__PROBLEM DETAILS__
Set down all of the data that follows word for word, without the images.
[begin DATA BLOCK]
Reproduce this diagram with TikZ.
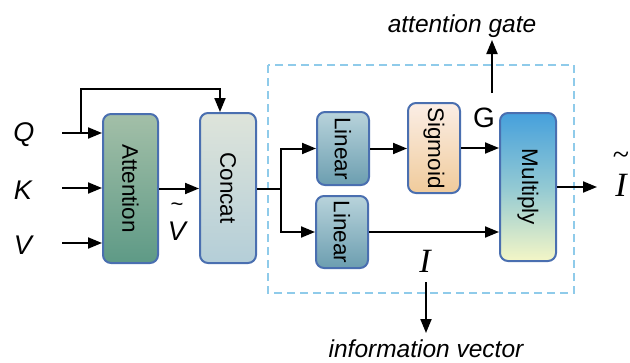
\documentclass[tikz,border=0pt]{standalone}
\usepackage{fontspec}
\usepackage{graphicx}
\setmainfont{Liberation Sans}
\newfontfamily\timesfont{Liberation Serif}
\usetikzlibrary{arrows.meta}
\definecolor{bordercol}{HTML}{4A6FB0}
\definecolor{attTop}{HTML}{A3BFA8}
\definecolor{attBot}{HTML}{5E9A86}
\definecolor{catTop}{HTML}{DEE4DA}
\definecolor{catBot}{HTML}{B4CED8}
\definecolor{linTop}{HTML}{B8D3DB}
\definecolor{linBot}{HTML}{6C9EB0}
\definecolor{sigTop}{HTML}{FBEEE6}
\definecolor{sigBot}{HTML}{F0CB9B}
\definecolor{mulTop}{HTML}{46A0DC}
\definecolor{mulMid}{HTML}{92C9D3}
\definecolor{mulBot}{HTML}{F4F6C6}
\definecolor{dashcol}{HTML}{8FCBEA}
\begin{document}
\begin{tikzpicture}[x=1pt,y=-1pt,
  blk/.style={draw=bordercol, line width=2pt, rounded corners=8pt, inner sep=0pt,
    font=\fontsize{22.5}{22.5}\selectfont},
  arr/.style={-{Triangle[length=14pt,width=11pt]}, line width=2pt},
  ln/.style={line width=2pt},
  invar/.style={inner sep=0pt, font=\fontsize{27}{27}\selectfont\itshape},
  tvar/.style={inner sep=0pt, font=\fontsize{34}{34}\selectfont\timesfont\itshape},
  captext/.style={inner sep=0pt, font=\fontsize{24.5}{24.5}\selectfont\itshape}
]
\useasboundingbox (0,0) rectangle (630,362);

% dashed frame
\draw[dashcol, line width=2.2pt, dash pattern=on 8pt off 5pt] (268,65) rectangle (574,293);

% blocks
\node[blk, minimum width=55pt, minimum height=149pt, top color=attTop, bottom color=attBot] (att) at (130.5,188.5) {\rotatebox{-90}{Attention}};
\node[blk, minimum width=56pt, minimum height=150pt, top color=catTop, bottom color=catBot] (cat) at (228,188) {\rotatebox{-90}{Concat}};
\node[blk, minimum width=52pt, minimum height=73pt, top color=linTop, bottom color=linBot] (lin1) at (343,148.5) {\rotatebox{-90}{Linear}};
\node[blk, minimum width=52pt, minimum height=72pt, top color=linTop, bottom color=linBot] (lin2) at (342,232) {\rotatebox{-90}{Linear}};
\node[blk, minimum width=52pt, minimum height=90pt, top color=sigTop, bottom color=sigBot] (sig) at (434,148) {\rotatebox{-90}{Sigmoid}};
\node[blk, minimum width=56pt, minimum height=148pt, top color=mulTop, bottom color=mulBot, middle color=mulMid] (mul) at (528,187) {\rotatebox{-90}{Multiply}};

% input labels
\node[invar] (q) at (24,135) {Q};
\node[invar] (k) at (23,190) {K};
\node[invar] (v) at (23,245) {V};

% tilde V
\node[invar, align=center] (vt) at (177,222) {{\fontsize{22}{22}\selectfont\upshape\textasciitilde}\\[2pt]V};

% outputs
\node[inner sep=0pt, font=\fontsize{28}{28}\selectfont] (g) at (484,118) {G};
\node[tvar] (i) at (425,261) {I};
\node[tvar, align=center] (it) at (621,174) {{\fontsize{30}{30}\selectfont\upshape\textasciitilde}\\[-2pt]I};

\node[captext] (atg) at (462,26) {attention gate};
\node[captext] (info) at (426,349) {information vector};

% connectors
\coordinate (qs) at (62,133);
\coordinate (ks) at (62,188);
\coordinate (vs) at (62,243);
\draw[arr] (qs) -- (att.west |- qs);
\draw[arr] (ks) -- (att.west |- ks);
\draw[arr] (vs) -- (att.west |- vs);

\coordinate (qb) at (81,133);
\coordinate (qup) at (81,89);
\coordinate (cin) at ([xshift=-8pt]cat.north);
\draw[arr] (qb) -- (qup) -| (cin);

\draw[arr] (att.east) -- (cat.west |- att.east);

\coordinate (br) at (281,189);
\draw[ln] (cat.east |- br) -- (br);
\draw[arr] (br) |- (lin1.west);
\draw[arr] (br) |- (lin2.west);

\draw[arr] (lin1.east) -- (sig.west |- lin1.east);
\draw[arr] (sig.east) -- (mul.west |- sig.east);
\draw[arr] (lin2.east) -- (mul.west |- lin2.east);

\coordinate (out) at (597,187);
\draw[arr] (mul.east |- out) -- (out);

\coordinate (g0) at (492,93);
\coordinate (g1) at (492,40);
\draw[arr] (g0) -- (g1);

\coordinate (i0) at (426,282);
\coordinate (i1) at (426,333);
\draw[arr] (i0) -- (i1);
\end{tikzpicture}
\end{document}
[end DATA BLOCK]
__FULL ANSWER__
Reproduce this diagram with TikZ.
\documentclass[tikz,border=0pt]{standalone}
\usepackage{fontspec}
\usepackage{graphicx}
\setmainfont{Liberation Sans}
\newfontfamily\timesfont{Liberation Serif}
\usetikzlibrary{arrows.meta}
\definecolor{bordercol}{HTML}{4A6FB0}
\definecolor{attTop}{HTML}{A3BFA8}
\definecolor{attBot}{HTML}{5E9A86}
\definecolor{catTop}{HTML}{DEE4DA}
\definecolor{catBot}{HTML}{B4CED8}
\definecolor{linTop}{HTML}{B8D3DB}
\definecolor{linBot}{HTML}{6C9EB0}
\definecolor{sigTop}{HTML}{FBEEE6}
\definecolor{sigBot}{HTML}{F0CB9B}
\definecolor{mulTop}{HTML}{46A0DC}
\definecolor{mulMid}{HTML}{92C9D3}
\definecolor{mulBot}{HTML}{F4F6C6}
\definecolor{dashcol}{HTML}{8FCBEA}
\begin{document}
\begin{tikzpicture}[x=1pt,y=-1pt,
  blk/.style={draw=bordercol, line width=2pt, rounded corners=8pt, inner sep=0pt,
    font=\fontsize{22.5}{22.5}\selectfont},
  arr/.style={-{Triangle[length=14pt,width=11pt]}, line width=2pt},
  ln/.style={line width=2pt},
  invar/.style={inner sep=0pt, font=\fontsize{27}{27}\selectfont\itshape},
  tvar/.style={inner sep=0pt, font=\fontsize{34}{34}\selectfont\timesfont\itshape},
  captext/.style={inner sep=0pt, font=\fontsize{24.5}{24.5}\selectfont\itshape}
]
\useasboundingbox (0,0) rectangle (630,362);

% dashed frame
\draw[dashcol, line width=2.2pt, dash pattern=on 8pt off 5pt] (268,65) rectangle (574,293);

% blocks
\node[blk, minimum width=55pt, minimum height=149pt, top color=attTop, bottom color=attBot] (att) at (130.5,188.5) {\rotatebox{-90}{Attention}};
\node[blk, minimum width=56pt, minimum height=150pt, top color=catTop, bottom color=catBot] (cat) at (228,188) {\rotatebox{-90}{Concat}};
\node[blk, minimum width=52pt, minimum height=73pt, top color=linTop, bottom color=linBot] (lin1) at (343,148.5) {\rotatebox{-90}{Linear}};
\node[blk, minimum width=52pt, minimum height=72pt, top color=linTop, bottom color=linBot] (lin2) at (342,232) {\rotatebox{-90}{Linear}};
\node[blk, minimum width=52pt, minimum height=90pt, top color=sigTop, bottom color=sigBot] (sig) at (434,148) {\rotatebox{-90}{Sigmoid}};
\node[blk, minimum width=56pt, minimum height=148pt, top color=mulTop, bottom color=mulBot, middle color=mulMid] (mul) at (528,187) {\rotatebox{-90}{Multiply}};

% input labels
\node[invar] (q) at (24,135) {Q};
\node[invar] (k) at (23,190) {K};
\node[invar] (v) at (23,245) {V};

% tilde V
\node[invar, align=center] (vt) at (177,222) {{\fontsize{22}{22}\selectfont\upshape\textasciitilde}\\[2pt]V};

% outputs
\node[inner sep=0pt, font=\fontsize{28}{28}\selectfont] (g) at (484,118) {G};
\node[tvar] (i) at (425,261) {I};
\node[tvar, align=center] (it) at (621,174) {{\fontsize{30}{30}\selectfont\upshape\textasciitilde}\\[-2pt]I};

\node[captext] (atg) at (462,26) {attention gate};
\node[captext] (info) at (426,349) {information vector};

% connectors
\coordinate (qs) at (62,133);
\coordinate (ks) at (62,188);
\coordinate (vs) at (62,243);
\draw[arr] (qs) -- (att.west |- qs);
\draw[arr] (ks) -- (att.west |- ks);
\draw[arr] (vs) -- (att.west |- vs);

\coordinate (qb) at (81,133);
\coordinate (qup) at (81,89);
\coordinate (cin) at ([xshift=-8pt]cat.north);
\draw[arr] (qb) -- (qup) -| (cin);

\draw[arr] (att.east) -- (cat.west |- att.east);

\coordinate (br) at (281,189);
\draw[ln] (cat.east |- br) -- (br);
\draw[arr] (br) |- (lin1.west);
\draw[arr] (br) |- (lin2.west);

\draw[arr] (lin1.east) -- (sig.west |- lin1.east);
\draw[arr] (sig.east) -- (mul.west |- sig.east);
\draw[arr] (lin2.east) -- (mul.west |- lin2.east);

\coordinate (out) at (597,187);
\draw[arr] (mul.east |- out) -- (out);

\coordinate (g0) at (492,93);
\coordinate (g1) at (492,40);
\draw[arr] (g0) -- (g1);

\coordinate (i0) at (426,282);
\coordinate (i1) at (426,333);
\draw[arr] (i0) -- (i1);
\end{tikzpicture}
\end{document}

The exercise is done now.